In fact, my celebration of life needs to border on waggish. (And if the event planner doesn’t know what that word means, fire them immediately.) I’m thinking DJ Edil Hernandez spinning 80s remixes is mandatory, but I could be swayed by a New Orleans-style jazz band. Mebbe both.
I will need two people to keep the ceremony moving along. I’m guessing my bestie Kiki and my other bestie Jeff are perfectly suited for this. They’re lively, but not too lively—a good sort of one-two punch. They’re also both teachers and know how to command a room.
The pacing is crucial. If there’s a lull at my services, I swear I will personally come back to haunt everyone’s sorry ass.
Friends will shamelessly line up to give zippy speeches and fondly remember me for my quirks—like my later-in-life obsession with birding. Or how I was eerily clairvoyant, but not in a creepy way. There will be plenty of self-deprecating humor and jokes made at my expense. Laughter will be abundant. Nodding in agreement will be rampant. If you find yourself hard-pressed for verbiage, please discuss accordingly with my acerbic galpal Sarah Walters. In under four minutes, she can rewrite anyone’s script and punch it up with better material.
My deliciously vampy friend Lyra should be strategically positioned out in the audience wearing oversized sunglasses and a gigantic black hat/veil combo that engulfs her. Everyone will wonder who she is. Suck up to her accordingly—as she’s in charge of the raging VIP afterparty that absolutely no one knows about. You can only hope to God your name is on her bedazzled clipboard.
In the middle of the services, my friend Mithra will inexplicably lead some sort of Zen-tastic, Buddhist-adjacent meditation—complete with Zaphir chimes. Since most of you will likely be high or blotto, this should give you 15 minutes to snooze. Even in the afterlife, I’m still pro-naps.
My snarky friend Keith—who doesn’t put up with anyone’s shit—will comprise a clip reel highlighting all of the A-list celebs I’ve interviewed. He’ll introduce it and remind the audience that I was way more famous in my head than I was in real life. People will murmur things like, “I didn’t know he interviewed Dennis Weaver. That’s incredible.”
My bestie-boo Erin will then remind the blithely bereaved of my journalistic endeavors and my obsession with The B-52s. Seconds later, she will—with both aplomb and casual indifference—introduce Kate Pierson and Cindy Wilson, who will stroll out from the wings and sing an acoustic version of “Roam.” Mouths will drop. There won’t be a dry eye in the house. (PS. That’s the only time you’re allowed to weep, people.)

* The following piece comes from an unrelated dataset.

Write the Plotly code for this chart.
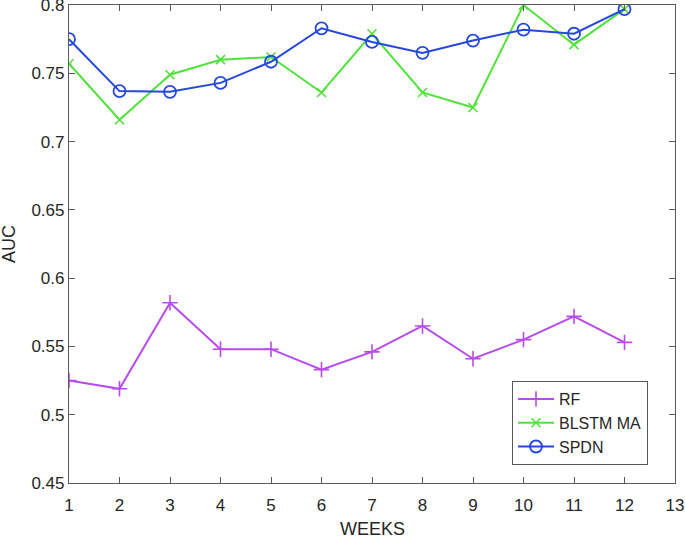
import plotly.graph_objects as go

weeks = list(range(1, 13))
rf = [0.525, 0.519, 0.582, 0.548, 0.548, 0.533, 0.546, 0.565, 0.541, 0.555, 0.572, 0.553]
blstm = [0.757, 0.716, 0.749, 0.760, 0.762, 0.736, 0.779, 0.736, 0.725, 0.800, 0.771, 0.797]
spdn = [0.775, 0.737, 0.7365, 0.743, 0.7585, 0.783, 0.773, 0.765, 0.774, 0.782, 0.779, 0.797]

y_ticks = [0.45, 0.5, 0.55, 0.6, 0.65, 0.7, 0.75, 0.8]
y_text = ["0.45", "0.5", "0.55", "0.6", "0.65", "0.7", "0.75", "0.8"]
x_ticks = list(range(1, 14))

FONT = "Liberation Sans, Arial"
TXT = "#262626"
AX = "#5a5a5a"

fig = go.Figure()
fig.add_trace(go.Scatter(x=weeks, y=rf, name="RF", mode="lines+markers",
                         line=dict(color="#B84BEA", width=2),
                         marker=dict(symbol="cross-thin", size=11, line=dict(color="#B84BEA", width=1.6))))
fig.add_trace(go.Scatter(x=weeks, y=blstm, name="BLSTM MA", mode="lines+markers",
                         line=dict(color="#52E23C", width=2),
                         marker=dict(symbol="x-thin", size=9, line=dict(color="#52E23C", width=1.6))))
fig.add_trace(go.Scatter(x=weeks, y=spdn, name="SPDN", mode="lines+markers",
                         line=dict(color="#2447E0", width=2),
                         marker=dict(symbol="circle-open", size=12, color="#2447E0", line=dict(width=1.8))))

axis_common = dict(showgrid=False, zeroline=False, showline=True, linecolor=AX, linewidth=1.2,
                   mirror="ticks", ticks="inside", ticklen=6, tickcolor=AX, automargin=False,
                   ticklabeloverflow="allow",
                   tickfont=dict(family=FONT, size=17, color=TXT))

fig.update_xaxes(range=[1, 13.0001], tickvals=x_ticks, ticklabelstandoff=6, **axis_common)
fig.update_yaxes(range=[0.45, 0.80005], tickvals=y_ticks, ticktext=y_text, **axis_common)

fig.add_annotation(text="WEEKS", xref="paper", yref="paper", x=0.5, y=-(529 - 483) / 478,
                   xanchor="center", yanchor="middle", showarrow=False,
                   font=dict(family=FONT, size=18, color=TXT))
fig.add_annotation(text="AUC", xref="paper", yref="paper", x=-(69 - 9) / 606, y=0.5,
                   xanchor="center", yanchor="middle", showarrow=False, textangle=-90,
                   font=dict(family=FONT, size=18, color=TXT))

fig.update_layout(
    width=685, height=538,
    margin=dict(l=69, r=10, t=5, b=55),
    plot_bgcolor="white", paper_bgcolor="white",
    font=dict(family=FONT, color=TXT),
    legend=dict(x=(512 - 69) / 606, y=(483 - 381) / 478, xanchor="left", yanchor="top",
                bordercolor=AX, borderwidth=1, bgcolor="white",
                font=dict(size=16, color=TXT), tracegroupgap=0, itemwidth=36),
    showlegend=True,
)

fig.write_html("out.html", config={"displayModeBar": False},
               post_script="document.body.style.margin='0px';")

Finally, chef Jasper will rev the crowd back up and end the services by telling a few inappropriate anecdotes about me and gifting everyone with an entire coconut cake on their way out the door. (He’s also catering the raging VIP afterparty. If you’re lucky enough to score an invite, be advised—there’s gonna be a festival-style metal detector out front. He’s Sicilian—and he don’t play. You’ve been warned.)

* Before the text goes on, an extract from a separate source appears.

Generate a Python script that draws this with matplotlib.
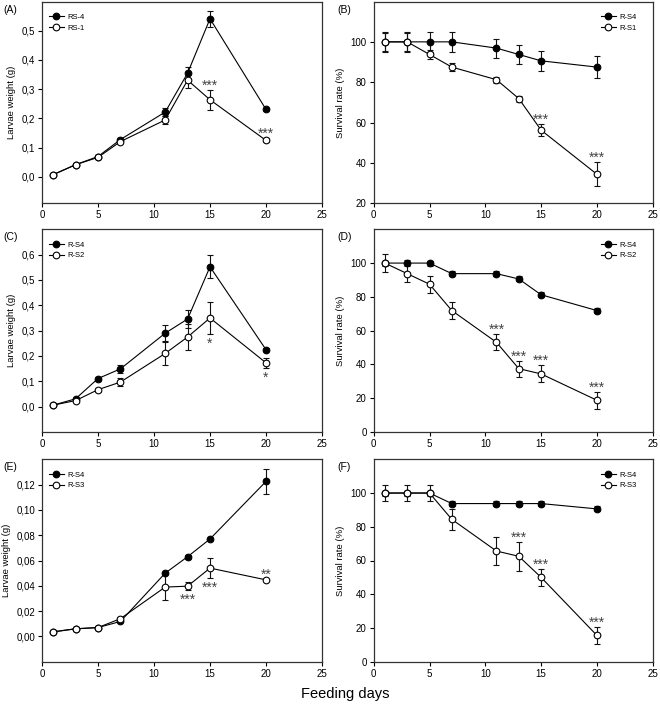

In life, there are only three things you can count on. The first two are death and taxes. The final one is that my funeral will be a splendiferous affair. That being said, each and every one of you better go out of your way to be nice to my three beloved aunties who will be in attendance. They’re old-school and I’ll guarantee you they’ll have no idea what the hell is going on. Bless.
Awesome! Absolutely love it!!!
As for the aunties….would they expect anything different from a nephew like you???
Not only are you leaving the world a better place but also great living memories and even with your departure from this world!